Avec ce nouveau gouvernement, les relations entre la Pologne et l’Ukraine devraient-elles s’améliorer ?
Si l’on revient au début de l’invasion, le soutien à l’Ukraine a d’abord obtenu un consensus très large en Pologne, jusqu’à la dégradation rapide des derniers mois, le PiS ayant décidé pour des raisons largement électorales (et notamment pour reprendre des voix à Confédération) de marquer une nette dégradation de leurs relations avec l’Ukraine. Ceci dit, j’aurais tendance à dire que cette politique n’était pas seulement opportuniste : la guerre et le rejet de la Russie qu’elle a suscitée dans l’opinion polonaise a obligé le gouvernement nationaliste à s’engager davantage dans une forme de coopération internationale, contre leurs habitudes. C’est l’un des effets de cette souveraineté post-traumatique qui définit largement les attitudes géopolitiques polonaises depuis la chute du communisme.
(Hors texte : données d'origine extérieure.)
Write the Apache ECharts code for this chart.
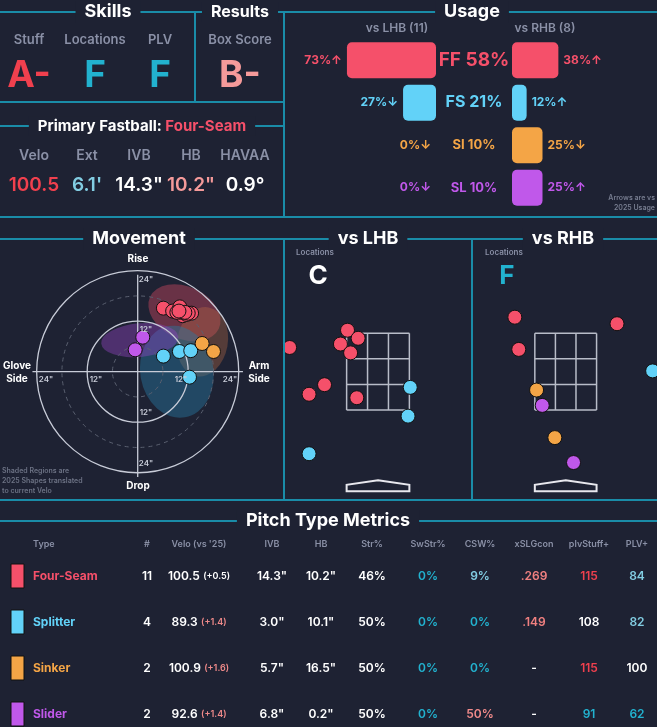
<!DOCTYPE html>
<html><head><meta charset="utf-8">
<script src="https://cdn.jsdelivr.net/npm/echarts@6/dist/echarts.min.js"></script>
<style>html,body{margin:0;background:#1e2233}#c{width:657px;height:727px}</style>
</head><body><div id="c"></div>
<script>
// -- données ---------------------------------------------------------------
const pitchCodes = ['FF', 'FS', 'SI', 'SL'];
const pitchNames = ['Four-Seam', 'Splitter', 'Sinker', 'Slider'];
const pitchColors = ['#f5506a', '#62d2f8', '#f4a546', '#c058ea'];

const usageTotal = [58, 21, 10, 10];
const lhbUsage = [73, 27, 0, 0];
const lhbArrow = ['↑', '↓', '↓', '↓'];
const rhbUsage = [38, 12, 25, 25];
const rhbArrow = ['↑', '↑', '↓', '↑'];

// mouvement (HB, IVB en pouces) par type
const moveFF = [[6.1, 15.1], [8.3, 14.4], [10.0, 15.4], [10.7, 13.3], [11.6, 13.6], [12.8, 13.9],
  [10.4, 14.1], [9.3, 14.1], [12.0, 13.9], [11.2, 14.1], [9.8, 14.4]];
const moveFS = [[6.1, 3.7], [9.9, 4.8], [12.6, 5.0], [12.3, -1.3]];
const moveSI = [[15.3, 6.7], [18.0, 4.8]];
const moveSL = [[1.2, 8.2], [-0.6, 5.2]];
// ellipses 2025 : cx, cy, rx, ry, angle°
const shapes = [[11.1, 14.0, 9.0, 6.2, -25], [15.4, 7.1, 6.0, 8.3, -10], [9.3, 0.0, 8.7, 11.0, 10], [0.5, 7.5, 9.2, 4.0, 5]];
const shapeColors = ['rgba(245,80,106,0.35)', 'rgba(190,110,70,0.35)', 'rgba(40,120,160,0.45)', 'rgba(150,70,200,0.4)'];
const rings = [[24, 0], [18, 1], [12, 0], [6, 1]];

// localisations (x, z en pieds)
const lhbFF = [[-0.69, 3.58], [-0.45, 3.37], [-0.85, 3.22], [-0.62, 2.99], [-1.21, 2.16], [-1.56, 1.91], [-0.48, 1.82], [-2.0, 3.13]];
const lhbFS = [[0.73, 2.09], [0.68, 1.34], [-1.56, 0.36]];
const rhbFF = [[-1.17, 3.92], [1.18, 3.75], [-1.08, 3.08]];
const rhbFS = [[2.0, 2.52]];
const rhbSI = [[-0.67, 2.02], [-0.25, 0.78]];
const rhbSL = [[-0.54, 1.62], [0.18, 0.13]];
const zone = [-0.71, 0.71, 1.5, 3.5];

const tableHeaders = ['Type', '#', "Velo (vs '25)", 'IVB', 'HB', 'Str%', 'SwStr%', 'CSW%', 'xSLGcon', 'plvStuff+', 'PLV+'];
const counts = ['11', '4', '2', '2'];
const velo = ['100.5', '89.3', '100.9', '92.6'];
const veloDiff = ['(+0.5)', '(+1.4)', '(+1.6)', '(+1.4)'];
const ivb = ['14.3"', '3.0"', '5.7"', '6.8"'];
const hb = ['10.2"', '10.1"', '16.5"', '0.2"'];
const strPct = ['46%', '50%', '50%', '50%'];
const swStr = ['0%', '0%', '0%', '0%'];
const csw = ['9%', '0%', '0%', '50%'];
const xslg = ['.269', '.149', '-', '-'];
const plvStuff = ['115', '108', '115', '91'];
const plv = ['84', '82', '100', '62'];

// -- couleurs / helpers ----------------------------------------------------
const BG = '#1e2233', LINE = '#1a8ca8', GREY = '#8a90a6', F = 'Inter, Lato, sans-serif';
const RED = '#f0404e', TEAL = '#22b2cf', PINK = '#f59a9a', LBLUE = '#82cde2';
const g = [];
function txt(x, y, text, o = {}) {
  g.push({ type: 'text', x, y, z: 20, style: Object.assign({ text, fill: '#fff', font: `600 13px ${F}`, align: 'center', verticalAlign: 'middle' }, o) });
}
function ln(x1, y1, x2, y2) {
  g.push({ type: 'line', z: 5, shape: { x1, y1, x2, y2 }, style: { stroke: LINE, lineWidth: 2 } });
}
function title(x, y, text, size = 18) {
  txt(x, y, text, { font: `700 ${size}px ${F}`, backgroundColor: BG, padding: [2, 9] });
}

// cadre
ln(0, 12, 657, 12); ln(195, 12, 195, 102); ln(0, 102, 284, 102); ln(0, 126, 284, 126);
ln(284, 12, 284, 217); ln(0, 217, 657, 217);
ln(0, 239, 657, 239); ln(284, 239, 284, 500); ln(472, 239, 472, 500); ln(0, 500, 657, 500);
ln(0, 521, 657, 521);
title(108, 12, 'Skills'); title(240, 12, 'Results', 16); title(472, 12, 'Usage');
title(139, 239, 'Movement'); title(368, 239, 'vs LHB'); title(563, 239, 'vs RHB');
title(328, 521, 'Pitch Type Metrics');
g.push({ type: 'text', x: 142, y: 126, z: 20, style: { text: '{w|Primary Fastball: }{r|Four-Seam}', align: 'center', verticalAlign: 'middle', backgroundColor: BG, padding: [2, 9],
  rich: { w: { fill: '#fff', font: `700 15px ${F}` }, r: { fill: pitchColors[0], font: `700 15px ${F}` } } } });

// Skills / Results
[['Stuff', 29, 'A-', RED], ['Locations', 95, 'F', TEAL], ['PLV', 160, 'F', TEAL], ['Box Score', 240, 'B-', PINK]].forEach(([l, x, v, c]) => {
  txt(x, 40, l, { fill: GREY, font: `600 13px ${F}` });
  txt(x, 76, v, { fill: c, font: `700 37px ${F}` });
});
[['Velo', 34, '100.5', RED], ['Ext', 87, "6.1'", LBLUE], ['IVB', 139, '14.3"', '#fff'], ['HB', 191, '10.2"', PINK], ['HAVAA', 245, '0.9°', '#fff']].forEach(([l, x, v, c]) => {
  txt(x, 156, l, { fill: GREY, font: `600 14px ${F}` });
  txt(x, 185, v, { fill: c, font: `600 19px ${F}` });
});

// Usage
txt(397, 28, 'vs LHB (11)', { fill: GREY, font: `600 12px ${F}` });
txt(545, 28, 'vs RHB (8)', { fill: GREY, font: `600 12px ${F}` });
const rowY = [60, 102, 145, 188];
pitchCodes.forEach((c, i) => txt(474, rowY[i], `${c} ${usageTotal[i]}%`, { fill: pitchColors[i], font: `700 ${i === 0 ? 19 : i === 1 ? 16 : 13}px ${F}` }));
txt(655, 198, 'Arrows are vs', { fill: '#777d90', font: `600 7px ${F}`, align: 'right' });
txt(655, 208, '2025 Usage', { fill: '#777d90', font: `600 7px ${F}`, align: 'right' });

// Movement
[['Rise', 138, 259], ['Drop', 138, 486]].forEach(([t, x, y]) => txt(x, y, t, { font: `700 10px ${F}` }));
txt(17, 372, 'Glove\nSide', { font: `700 10px ${F}`, lineHeight: 13 });
txt(259, 372, 'Arm\nSide', { font: `700 10px ${F}`, lineHeight: 13 });
[['24"', 146, 280], ['12"', 146, 330], ['12"', 146, 413], ['24"', 146, 464], ['24"', 46, 380], ['12"', 96, 380], ['12"', 181, 380], ['24"', 230, 380]]
  .forEach(([t, x, y]) => txt(x, y, t, { fill: '#c8ccd8', font: `600 8px ${F}` }));
['Shaded Regions are', '2025 Shapes translated', 'to current Velo'].forEach((t, i) =>
  txt(2, 471 + i * 10, t, { fill: '#6c7284', font: `600 7px ${F}`, align: 'left' }));

// Locations
txt(296, 253, 'Locations', { fill: GREY, font: `600 8px ${F}`, align: 'left' });
txt(318, 276, 'C', { font: `700 26px ${F}` });
txt(485, 253, 'Locations', { fill: GREY, font: `600 8px ${F}`, align: 'left' });
txt(507, 276, 'F', { fill: TEAL, font: `700 26px ${F}` });

// Table
const colX = [33, 147, 199, 272, 321, 372, 428, 480, 534, 589, 637];
tableHeaders.forEach((h, j) => txt(colX[j], 544, h, { fill: GREY, font: `600 9px ${F}`, align: j === 0 ? 'left' : 'center' }));
const tableRowY = [576, 622, 668, 714];
pitchNames.forEach((n, i) => {
  const y = tableRowY[i], f = `600 12px ${F}`;
  g.push({ type: 'rect', z: 10, shape: { x: 11, y: y - 12, width: 13, height: 24 }, style: { fill: pitchColors[i], stroke: '#111', lineWidth: 1 } });
  txt(33, y, n, { fill: pitchColors[i], align: 'left', font: `700 12px ${F}` });
  txt(147, y, counts[i], { font: f });
  g.push({ type: 'text', x: 199, y, z: 20, style: { text: `{v|${velo[i]}} {d|${veloDiff[i]}}`, align: 'center', verticalAlign: 'middle',
    rich: { v: { fill: '#fff', font: f }, d: { fill: i === 0 ? '#fff' : '#f08a8a', font: `600 9px ${F}` } } } });
  txt(272, y, ivb[i], { font: f }); txt(321, y, hb[i], { font: f }); txt(372, y, strPct[i], { font: f });
  txt(428, y, swStr[i], { font: f, fill: TEAL });
  txt(480, y, csw[i], { font: f, fill: csw[i] === '50%' ? '#f08a8a' : csw[i] === '0%' ? TEAL : LBLUE });
  txt(534, y, xslg[i], { font: f, fill: xslg[i] === '-' ? '#fff' : '#f08080' });
  const s = +plvStuff[i];
  txt(589, y, plvStuff[i], { font: f, fill: s >= 110 ? RED : s < 100 ? TEAL : '#fff' });
  const p = +plv[i];
  txt(637, y, plv[i], { font: f, fill: p >= 100 ? '#fff' : p < 70 ? TEAL : LBLUE });
});

// -- séries ----------------------------------------------------------------
const dot = (name, data, color, gi) => ({
  name, type: 'scatter', xAxisIndex: gi, yAxisIndex: gi, data, symbolSize: 14, z: 4,
  itemStyle: { color, borderColor: '#111', borderWidth: 1, opacity: 1 }, silent: true,
});
const zoneSeries = (gi) => ({
  type: 'custom', xAxisIndex: gi, yAxisIndex: gi, data: [zone], silent: true, clip: false, z: 2,
  renderItem: (params, api) => {
    const [x0, x1, z0, z1] = [api.value(0), api.value(1), api.value(2), api.value(3)];
    const st = { stroke: '#b8bcc8', lineWidth: 1.5, fill: null };
    const ch = [];
    for (let k = 0; k <= 3; k++) {
      const x = x0 + (x1 - x0) * k / 3, z = z0 + (z1 - z0) * k / 3;
      const a = api.coord([x, z0]), b = api.coord([x, z1]);
      ch.push({ type: 'line', shape: { x1: a[0], y1: a[1], x2: b[0], y2: b[1] }, style: st });
      const c = api.coord([x0, z]), d = api.coord([x1, z]);
      ch.push({ type: 'line', shape: { x1: c[0], y1: c[1], x2: d[0], y2: d[1] }, style: st });
    }
    const pts = [[0, -0.33], [x1, -0.45], [x1, -0.62], [x0, -0.62], [x0, -0.45]].map((p) => api.coord(p));
    ch.push({ type: 'polygon', shape: { points: pts }, style: { stroke: '#e8e8ee', lineWidth: 2, fill: null } });
    return { type: 'group', children: ch };
  },
});

const usageLabel = (arr, pos) => ({
  show: true, position: pos, distance: 5,
  formatter: (p) => `{c${p.dataIndex}|${p.value}%${arr[p.dataIndex]}}`,
  rich: Object.fromEntries(pitchColors.map((c, i) => [`c${i}`, { color: c, fontFamily: F, fontWeight: 700, fontSize: 12 }])),
});

const series = [
  { type: 'custom', xAxisIndex: 0, yAxisIndex: 0, data: shapes, silent: true, clip: false, z: 1,
    renderItem: (params, api) => {
      const c = api.coord([api.value(0), api.value(1)]), s = api.size([1, 1]);
      return { type: 'circle', x: c[0], y: c[1], rotation: api.value(4) * Math.PI / 180,
        scaleX: api.value(2) * s[0], scaleY: api.value(3) * s[1], shape: { cx: 0, cy: 0, r: 1 },
        style: { fill: shapeColors[params.dataIndex] } };
    } },
  { type: 'custom', xAxisIndex: 0, yAxisIndex: 0, data: rings, silent: true, clip: false, z: 2,
    renderItem: (params, api) => {
      const c = api.coord([0, 0]), s = api.size([1, 1]);
      const el = { type: 'circle', shape: { cx: c[0], cy: c[1], r: api.value(0) * s[0] },
        style: { fill: null, stroke: api.value(1) ? '#5a6070' : '#c8ccd8', lineWidth: api.value(1) ? 1 : 1.3, lineDash: api.value(1) ? [4, 4] : null } };
      if (params.dataIndex === 0) {
        const h0 = api.coord([-25, 0]), h1 = api.coord([25, 0]), v0 = api.coord([0, 23]), v1 = api.coord([0, -25]);
        const st = { stroke: '#c8ccd8', lineWidth: 1.3 };
        return { type: 'group', children: [el,
          { type: 'line', shape: { x1: h0[0], y1: h0[1], x2: h1[0], y2: h1[1] }, style: st },
          { type: 'line', shape: { x1: v0[0], y1: v0[1], x2: v1[0], y2: v1[1] }, style: st }] };
      }
      return el;
    } },
  dot('FF', moveFF, pitchColors[0], 0), dot('FS', moveFS, pitchColors[1], 0),
  dot('SI', moveSI, pitchColors[2], 0), dot('SL', moveSL, pitchColors[3], 0),
  zoneSeries(1), zoneSeries(2),
  dot('FF', lhbFF, pitchColors[0], 1), dot('FS', lhbFS, pitchColors[1], 1),
  dot('FF', rhbFF, pitchColors[0], 2), dot('FS', rhbFS, pitchColors[1], 2),
  dot('SI', rhbSI, pitchColors[2], 2), dot('SL', rhbSL, pitchColors[3], 2),
  { type: 'bar', xAxisIndex: 3, yAxisIndex: 3, barWidth: 36, silent: true,
    data: lhbUsage.map((v, i) => ({ value: v, itemStyle: { color: pitchColors[i], borderRadius: 5 } })),
    label: usageLabel(lhbArrow, 'left') },
  { type: 'bar', xAxisIndex: 4, yAxisIndex: 4, barWidth: 36, silent: true,
    data: rhbUsage.map((v, i) => ({ value: v, itemStyle: { color: pitchColors[i], borderRadius: 5 } })),
    label: usageLabel(rhbArrow, 'right') },
];

const hidden = { show: false };
const valAx = (gi, min, max, inverse) => ({ gridIndex: gi, type: 'value', min, max, inverse: !!inverse, show: false, splitLine: hidden });
const locY = { top: 256.6, height: 241.6 };

const chart = echarts.init(document.getElementById('c'), null, { renderer: 'canvas' });
chart.setOption({
  backgroundColor: BG,
  animation: false,
  grid: [
    { left: 11.4, top: 245.4, width: 252.6, height: 252.6 },
    { left: 285.2, width: 185.6, ...locY },
    { left: 474.4, width: 185.6, ...locY },
    { left: 314, top: 39, width: 122, height: 170 },
    { left: 512, top: 39, width: 122, height: 170 },
  ],
  xAxis: [valAx(0, -30, 30), valAx(1, -2.1, 2.1), valAx(2, -2.1, 2.1), valAx(3, 0, 100, true), valAx(4, 0, 100)],
  yAxis: [valAx(0, -30, 30), valAx(1, -0.8, 5.5), valAx(2, -0.8, 5.5),
    { gridIndex: 3, type: 'category', data: pitchCodes, inverse: true, show: false },
    { gridIndex: 4, type: 'category', data: pitchCodes, inverse: true, show: false }],
  series,
  graphic: g,
});
</script></body></html>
La campagne, la pression de Confédération et la lassitude d’une partie de l’électorat devant l’enlisement du conflit ont permis au PiS de revenir aux fondements de son idéologie nationale-populiste et de rejeter le principe de solidarité internationale. Le changement de gouvernement devrait néanmoins permettre de rétablir l’alliance entre Varsovie et Kiev, d’autant que Donald Tusk a insisté sur sa volonté de renouer des liens forts avec les partenaires historiques de la Pologne en Europe.
Avec un gouvernement dirigé par Donald Tusk, quelles seront les relations de la Pologne avec l’Allemagne et la France. Peut-on assister à la résurrection du triangle de Weimar ?
Oui, autant que possible, dans la mesure où Donald Tusk a été l’un des hommes politiques les plus pro-européens après 1989.